Friday, 26 September 2008

Ensuring XA Recovery works with a secure bus

I have been responsible for security for the service integration bus for a number of years now and most of the problems I have dealt with over that time have come down to configuration problems. While helping the tenth person to hit a particular problem can be a little frustrating, at least I am not having to explain security flaws. Their are a number of very common problems, such as typing in the wrong userid and password, to not understanding how foreign bus security works. One of the more worrying problems that occurs relates to XA Recovery.

The problem here will be that during normal operation of the environment connections will be made, to a secure bus, authentication will occur and messages sent and received; all is good in the world. Then disaster strikes and for some reason the application server goes down leaving uncommitted work in the bus. The node agent restarts the application server which then connects to the bus and performs recovery. At least that is what should happen. In this case the connection fails with a JMS SecurityException. The original connection was established, but recovery does not work.

So what went wrong here? During normal operation when a connection is made to a transactional resource and a transaction is in effect the connection factory is written into something called the partner log. This contains details of how to connect to all the transactional partners that may be needed during recovery. In this case the connection factory does not contain any information on what security credentials should be used, so no credentials are used, causing this problem.

So if you see this how do we get the transactions resolved?

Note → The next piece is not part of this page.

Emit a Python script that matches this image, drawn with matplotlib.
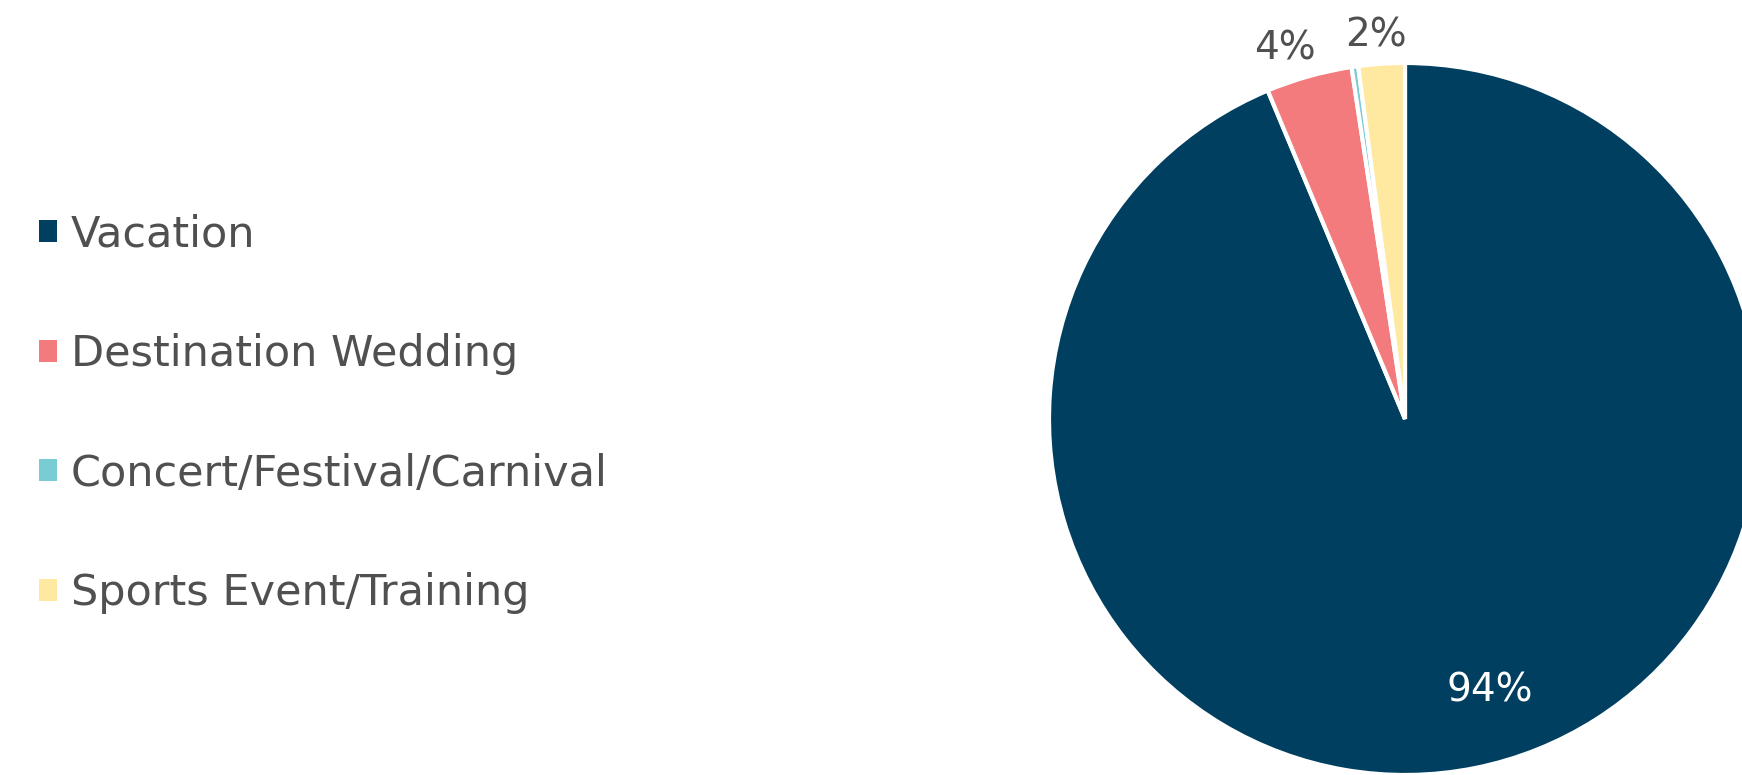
import numpy as np
import matplotlib.pyplot as plt
from matplotlib.patches import Patch

plt.rcParams['font.family'] = ['DejaVu Sans']

categories = ['Vacation', 'Destination Wedding', 'Concert/Festival/Carnival', 'Sports Event/Training']
shares = [93.7, 3.9, 0.3, 2.1]
labels = ['94%', '4%', '', '2%']
colors = ['#003F60', '#F37B7E', '#7ACCD4', '#FFE89F']
text_grey = '#505050'

fig = plt.figure(figsize=(17.42, 7.75), dpi=100)

# pie axes, deliberately running past the right edge like the original
cx, cy, r = 1405, 775 - 419, 356
ax = fig.add_axes([(cx - r) / 1742, (cy - r) / 775, 2 * r / 1742, 2 * r / 775])
wedges, _ = ax.pie(shares, colors=colors, startangle=90, counterclock=False,
                   radius=1, wedgeprops=dict(edgecolor='white', linewidth=3))
ax.set_xlim(-1, 1)
ax.set_ylim(-1, 1)
ax.set_aspect('equal')
ax.axis('off')

for w, lab in zip(wedges, labels):
    if not lab:
        continue
    mid = (w.theta1 + w.theta2) / 2
    if w.theta2 - w.theta1 > 180:
        a = np.deg2rad(mid + 6)
        ax.text(0.8 * np.cos(a), 0.8 * np.sin(a), lab, color='white', fontsize=28,
                ha='center', va='center', clip_on=False)
    else:
        a = np.deg2rad(mid)
        ax.text(1.25 * np.cos(a), 1.08 * np.sin(a), lab, color=text_grey, fontsize=28,
                ha='center', va='center', clip_on=False)

handles = [Patch(facecolor=c, edgecolor='none') for c in colors]
fig.legend(handles, categories, loc='center left', bbox_to_anchor=(0.010, 0.466),
           frameon=False, fontsize=31, labelcolor=text_grey, borderpad=0,
           handlelength=0.42, handleheight=0.42, handletextpad=0.32, labelspacing=1.8)

fig.savefig('out.png', dpi=100)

Their are two of options and the first one would be preferable:
  1. Grant the special Everyone group access to the bus. Assuming dynamic configuration is enabled this will allow recovery to work quickly.
  2. Turn security off for the bus until recovery is complete. We generally advice restarting the whole bus, but a single application server may work on a temporary basis.
So now you have solved the temporary problem and your business is up and running with no in-doubt work, how do you solve it more generally? Every JMS connection factory can have an XA Recovery Alias specified. This should be configured with a user that has bus connector authority (only bus connector authority is required). Once this has been configured save, sync and restart and any new JMS work with the bus will recover with no security problem. At least until the password expires.

In fact the XA Recovery Alias is not JMS specific it exists for all JCA resources, so it can help when using WebSphere MQ and DB2 too.

Did I hear someone say "yuck"? You do not like this? Well to be honest neither did we. One of the themes of the WAS v7 release was to make it more usable (we use the term "consumable", but who'd want to eat WAS?) so we have tried to simplify here. In WAS v7 the XA recovery alias is no longer required; during recovery the application server will use the WAS server identity to perform recovery. Their are a few limitations. The first is that the special Server group needs to have bus connector authority, and the second is that the recovery server must be in the same cell as the bus. Other than that you are good to go. Oh and do not worry, if you already have an XA recovery alias we will continue to use this unless a problem occurs.